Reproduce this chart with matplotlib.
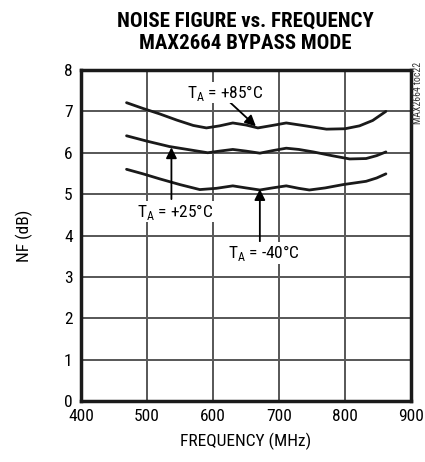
import matplotlib
matplotlib.use("Agg")
import matplotlib.pyplot as plt

freq_85 = [469, 494, 519, 545, 570, 590, 610, 630, 650, 668, 690, 711, 740, 772, 800, 822, 842, 862]
nf_85 = [7.21, 7.07, 6.94, 6.79, 6.66, 6.60, 6.65, 6.72, 6.67, 6.60, 6.66, 6.72, 6.65, 6.57, 6.58, 6.65, 6.78, 7.00]

freq_25 = [469, 500, 534, 565, 592, 610, 630, 650, 671, 690, 711, 730, 752, 780, 807, 832, 848, 862]
nf_25 = [6.41, 6.28, 6.15, 6.07, 6.00, 6.04, 6.08, 6.04, 5.99, 6.05, 6.11, 6.08, 6.02, 5.93, 5.85, 5.86, 5.93, 6.02]

freq_m40 = [469, 494, 519, 550, 580, 605, 630, 650, 671, 690, 711, 730, 746, 770, 797, 832, 848, 862]
nf_m40 = [5.60, 5.49, 5.37, 5.23, 5.11, 5.14, 5.20, 5.15, 5.10, 5.15, 5.20, 5.14, 5.10, 5.15, 5.23, 5.31, 5.39, 5.49]

x_ticks = [400, 500, 600, 700, 800, 900]
y_ticks = [0, 1, 2, 3, 4, 5, 6, 7, 8]

FONT = ['Roboto Condensed', 'DejaVu Sans']
plt.rcParams['font.family'] = FONT

fig = plt.figure(figsize=(4.25, 4.62), dpi=100)
ax = fig.add_axes([0.1906, 0.132, 0.7764, 0.7165])
ax.set_facecolor('white')

ax.set_xlim(400, 900)
ax.set_ylim(0, 8)
ax.set_xticks(x_ticks)
ax.set_yticks(y_ticks)
ax.tick_params(length=0, labelsize=12.5, pad=6)
for xv in x_ticks[1:-1]:
    ax.plot([xv, xv], [0, 8], color='#5a5a5a', linewidth=1.3, zorder=2,
            antialiased=False)
for yv in y_ticks[1:-1]:
    ax.plot([400, 900], [yv, yv], color='#5a5a5a', linewidth=1.3, zorder=2,
            antialiased=False)
for s in ax.spines.values():
    s.set_linewidth(2.5)
    s.set_color('#1a1a1a')

for f, n in [(freq_85, nf_85), (freq_25, nf_25), (freq_m40, nf_m40)]:
    ax.plot(f, n, color='#1a1a1a', linewidth=2.0, solid_capstyle='round',
            solid_joinstyle='round', zorder=3)

ap = dict(arrowstyle='-|>', color='black', lw=1.3, mutation_scale=16, shrinkA=0, shrinkB=0)
ax.annotate('', xy=(665, 6.64), xytext=(625, 7.23), arrowprops=ap, zorder=4)
ax.text(618, 7.45, r'T$_\mathregular{A}$ = +85°C', ha='center', va='center', fontsize=12.5,
        bbox=dict(facecolor='white', edgecolor='none', pad=0.5), zorder=4)
ax.annotate('', xy=(537, 6.13), xytext=(537, 4.88), arrowprops=ap, zorder=4)
ax.text(542, 4.58, r'T$_\mathregular{A}$ = +25°C', ha='center', va='center', fontsize=12.5,
        bbox=dict(facecolor='white', edgecolor='none', pad=0.5), zorder=4)
ax.annotate('', xy=(671, 5.12), xytext=(671, 3.86), arrowprops=ap, zorder=4)
ax.text(677, 3.58, r'T$_\mathregular{A}$ = -40°C', ha='center', va='center', fontsize=12.5,
        bbox=dict(facecolor='white', edgecolor='none', pad=0.5), zorder=4)

ax.set_xlabel('FREQUENCY (MHz)', fontsize=12.5, labelpad=6)
ax.set_ylabel('NF (dB)', fontsize=12.5, labelpad=22)

fig.text(0.577, 0.955, 'NOISE FIGURE vs. FREQUENCY', ha='center', va='center',
         fontsize=15, fontweight='heavy')
fig.text(0.577, 0.905, 'MAX2664 BYPASS MODE', ha='center', va='center',
         fontsize=15, fontweight='heavy')
fig.text(0.983, 0.867, 'MAX2664 toc22', rotation=90, ha='center', va='top', fontsize=7, color='#333333')

fig.savefig('out.png', dpi=100)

GOAL: Return the material line for line, from its beginning to the line that contains "ax.set_facecolor('white')", with the pictures left out.

RESULT OF THE EXERCISE:
Reproduce this chart with matplotlib.
import matplotlib
matplotlib.use("Agg")
import matplotlib.pyplot as plt

freq_85 = [469, 494, 519, 545, 570, 590, 610, 630, 650, 668, 690, 711, 740, 772, 800, 822, 842, 862]
nf_85 = [7.21, 7.07, 6.94, 6.79, 6.66, 6.60, 6.65, 6.72, 6.67, 6.60, 6.66, 6.72, 6.65, 6.57, 6.58, 6.65, 6.78, 7.00]

freq_25 = [469, 500, 534, 565, 592, 610, 630, 650, 671, 690, 711, 730, 752, 780, 807, 832, 848, 862]
nf_25 = [6.41, 6.28, 6.15, 6.07, 6.00, 6.04, 6.08, 6.04, 5.99, 6.05, 6.11, 6.08, 6.02, 5.93, 5.85, 5.86, 5.93, 6.02]

freq_m40 = [469, 494, 519, 550, 580, 605, 630, 650, 671, 690, 711, 730, 746, 770, 797, 832, 848, 862]
nf_m40 = [5.60, 5.49, 5.37, 5.23, 5.11, 5.14, 5.20, 5.15, 5.10, 5.15, 5.20, 5.14, 5.10, 5.15, 5.23, 5.31, 5.39, 5.49]

x_ticks = [400, 500, 600, 700, 800, 900]
y_ticks = [0, 1, 2, 3, 4, 5, 6, 7, 8]

FONT = ['Roboto Condensed', 'DejaVu Sans']
plt.rcParams['font.family'] = FONT

fig = plt.figure(figsize=(4.25, 4.62), dpi=100)
ax = fig.add_axes([0.1906, 0.132, 0.7764, 0.7165])
ax.set_facecolor('white')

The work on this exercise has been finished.